Ubiquitous Computing applications (aka Pervasive Computing, Mobile Computing, Ambient Intelligence, etc.) collect large volumes of usually heterogeneous data in order to effect adaptation, learning and in general context awareness. Data matching, fusion and mining techniques are necessary to ensure human centred application functionality.

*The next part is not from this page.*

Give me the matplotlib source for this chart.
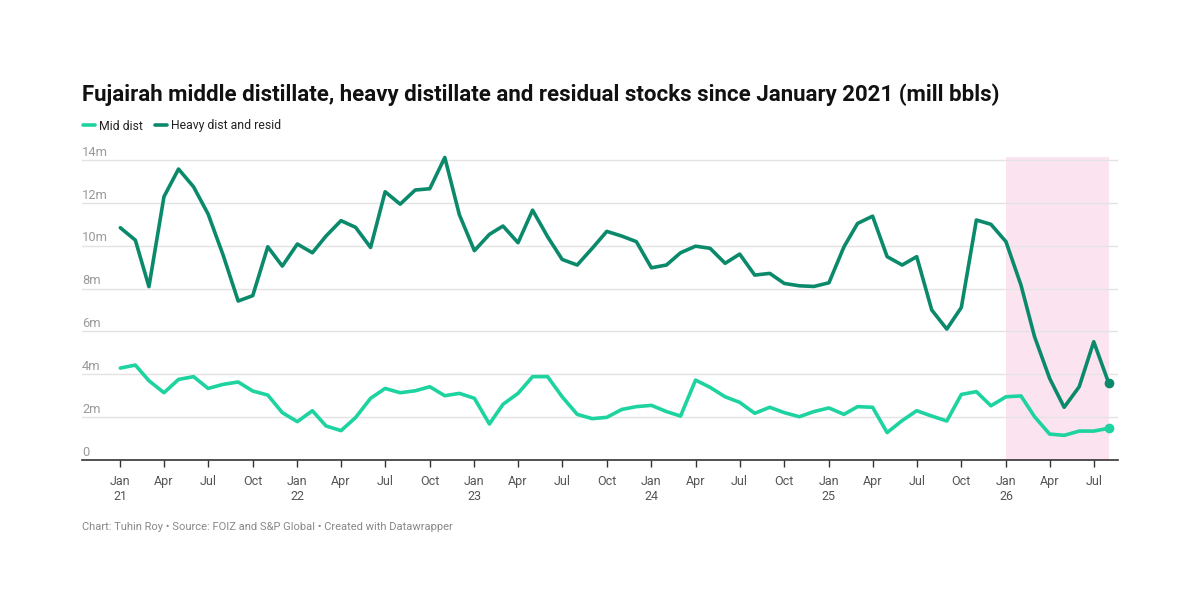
import matplotlib
matplotlib.use("Agg")
import matplotlib.pyplot as plt
import matplotlib.dates as mdates
import pandas as pd

plt.rcParams['font.family'] = ['Roboto', 'DejaVu Sans']

# monthly, Jan 2021 .. Aug 2026 (mill bbls)
months = pd.date_range("2021-01-01", "2026-08-01", freq="MS")

mid_dist = [4.29, 4.43, 3.70, 3.14, 3.76, 3.89, 3.34, 3.53, 3.64, 3.22, 3.03, 2.21,
            1.79, 2.30, 1.59, 1.37, 1.98, 2.88, 3.34, 3.14, 3.23, 3.42, 3.00, 3.11,
            2.88, 1.68, 2.60, 3.11, 3.89, 3.89, 2.95, 2.13, 1.93, 1.99, 2.36, 2.49,
            2.55, 2.26, 2.05, 3.73, 3.39, 2.95, 2.69, 2.18, 2.46, 2.21, 2.02, 2.26,
            2.43, 2.13, 2.49, 2.46, 1.28, 1.84, 2.30, 2.05, 1.82, 3.06, 3.19, 2.53,
            2.95, 2.99, 2.02, 1.21, 1.15, 1.35, 1.35, 1.48]

heavy_resid = [10.84, 10.26, 8.09, 12.29, 13.58, 12.75, 11.48, 9.56, 7.42, 7.67, 9.95, 9.05,
               10.08, 9.67, 10.45, 11.17, 10.86, 9.92, 12.52, 11.94, 12.60, 12.66, 14.12, 11.45,
               9.77, 10.53, 10.92, 10.14, 11.66, 10.42, 9.36, 9.10, 9.88, 10.67, 10.45, 10.19,
               8.97, 9.10, 9.67, 9.98, 9.88, 9.18, 9.61, 8.63, 8.71, 8.24, 8.13, 8.10,
               8.27, 9.95, 11.04, 11.38, 9.49, 9.10, 9.49, 7.00, 6.11, 7.12, 11.20, 11.00,
               10.19, 8.16, 5.75, 3.81, 2.46, 3.42, 5.52, 3.58]

y_ticks = [0, 2, 4, 6, 8, 10, 12, 14]
highlight = ("2026-01-01", "2026-08-01")

mid_col = "#1dd3a0"
heavy_col = "#0b8a6b"

fig = plt.figure(figsize=(12, 6.16), dpi=100)
ax = fig.add_axes([82/1200, 156/616, 1036/1200, 0.4974])

ax.set_ylim(0, 14.3)
ax.set_xlim(months[0] - pd.Timedelta(days=79), months[-1] + pd.Timedelta(days=19))

ax.axvspan(pd.Timestamp(highlight[0]), pd.Timestamp(highlight[1]),
           ymin=0, ymax=14.15/14.3, color="#fce3f0", lw=0, zorder=0)

for v in y_ticks[1:]:
    ax.axhline(v, color="#e3e3e3", lw=1, zorder=1)

l1, = ax.plot(months, mid_dist, color=mid_col, lw=2.6, solid_capstyle="round",
              solid_joinstyle="round", zorder=3, label="Mid dist")
l2, = ax.plot(months, heavy_resid, color=heavy_col, lw=2.6, solid_capstyle="round",
              solid_joinstyle="round", zorder=3, label="Heavy dist and resid")
ax.plot(months[-1], mid_dist[-1], "o", color=mid_col, ms=6, zorder=4)
ax.plot(months[-1], heavy_resid[-1], "o", color=heavy_col, ms=6, zorder=4)

for v in y_ticks:
    lab = "0" if v == 0 else f"{v}m"
    ax.text(0, v + 0.06, lab, transform=ax.get_yaxis_transform(), ha="left", va="bottom",
            fontsize=9.3, color="#9a9a9a")

for s in ["top", "right", "left"]:
    ax.spines[s].set_visible(False)
ax.spines["bottom"].set_color("#333333")
ax.spines["bottom"].set_linewidth(1.2)
ax.set_yticks([])

ax.xaxis.set_major_locator(mdates.MonthLocator(bymonth=[1, 4, 7, 10]))
ax.xaxis.set_major_formatter(plt.FuncFormatter(
    lambda x, p: mdates.num2date(x).strftime("%b\n%y") if mdates.num2date(x).month == 1
    else mdates.num2date(x).strftime("%b")))
ax.tick_params(axis="x", length=5, width=1, color="#333333", labelsize=9,
               labelcolor="#555555", pad=6)
for t in ax.get_xticklabels():
    t.set_linespacing(1.15)

fig.text(82/1200, 1 - 95/616, "Fujairah middle distillate, heavy distillate and residual stocks since January 2021 (mill bbls)",
         fontsize=16, fontweight="bold", color="#111111", va="center", ha="left")

fig.legend(handles=[l1, l2], loc="center left", bbox_to_anchor=(72/1200, 1 - 126/616),
           ncol=2, frameon=False, fontsize=8.8, handlelength=1.0, handletextpad=0.3,
           columnspacing=1.0, labelcolor="#222222")

fig.text(82/1200, 1 - 527/616, "Chart: Tuhin Roy \u2022 Source: FOIZ and S&P Global \u2022 Created with Datawrapper",
         fontsize=8.05, color="#888888", va="center", ha="left")

fig.savefig("out.png", dpi=100)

An important aspect of humanistics centers around managing, processing and computationally analyzing Biological and Biomedical data. Hence, one of the aims of this workshop will be to also attract researchers that are interested in designing, developing and applying efficient data and text mining techniques for discovering the underlying knowledge existing in Biomedical data, such as sequences, gene expressions and pathways.

Workshop Topics

The workshop topics include but are not limited to:

  • Humanistic Data Collection and Interpretation
  • Data pre-processing
  • Feature Selection
  • Supervised learning of humanistic knowledge
  • Clustering
  • Fuzzy modeling
  • Heterogeneous data fusion
  • Knowledge Representation and Reasoning
  • Linguistic Data Mining
  • Historical Research
  • Educational Data Mining
  • Music Information Retrieval
  • Data-driven Profiling/ Personalization
  • User Modeling
  • Behavior Prediction
  • Recommender Systems
  • Web Sentiment Analysis
  • Social Data Mining
  • Visualization techniques
  • Integration of data mining results into real-world applications with humanistic context
  • Ontologies, ontology matching and alignment
  • Mining Humanistic Data in the Cloud
  • Game Data Mining
  • Virtual-World Data Mining
  • Speech and Audio Data Processing
  • Data Mining Techniques for Knowledge Discovery
  • Biomedical Data Mining
  • Protein structure prediction

Important dates

Paper submission deadline: May 4th, 2015 May 17th, 2015
Author notifications: May 24th, 2015 June 15th, 2015
Camera-ready submission deadline: May 31st, 2015 July 6th, 2015
Early registration deadline: June 7th, 2015 June 29th, 2015
Workshop Date: September 25th, 2015

Program Chairs

  • Christos Makris, Department of Computer Engineering and Informatics, University of Patras, Greece, makri@ceid.upatras.gr
  • Katia Lida Kermanidis, Department of Informatics, Ionian University, Greece, kerman@ionio.gr
  • Ioannis Karydis, Department of Informatics, Ionian University, Greece, karydis@ionio.gr

Program Committee

  • John Garofalakis, University of Patras, Greece
  • Michail Giannakos, Norwegian University of Science & Technology, Norway
  • Ioannis Hatzilygeroudis, University of Patras, Greece
  • Vassilis Katsouros, Institute for Language & Speech Processing, Greece
  • Valia Kordoni, Humboldt University, Germany
  • Seferina Mavroudi, Technological Educational Institute of Patras, Greece
  • Vasilis Megalooikonomou, University of Patras, Greece
  • Konstantinos Poulas, University of Patras, Greece
  • Spyros Sioutas, Ionian University, Greece
  • Kyriakos Sgarbas, University of Patras, Greece
  • Giannis Tzimas, Technological Educational Institute of Western Greece, Greece
  • Konstantinos Theofilatos, University of Patras, Greece
  • Evangelos Theodoridis, University of Patras, Greece
  • Athanasios Tsakalidis, University of Patras, Greece

Submission

All papers should be submitted either in a doc/docx or in a pdf form and they will be peer reviewed by at least 2 academic referees. Papers should not exceed 10 pages. Contributing authors must follow the ACM SIG Proceedings Template.

Papers should be submitted via easychair

Publication

Accepted papers will be presented orally in the EANN 2015 conference and they will be published in a separate Proceedings volume by ACM.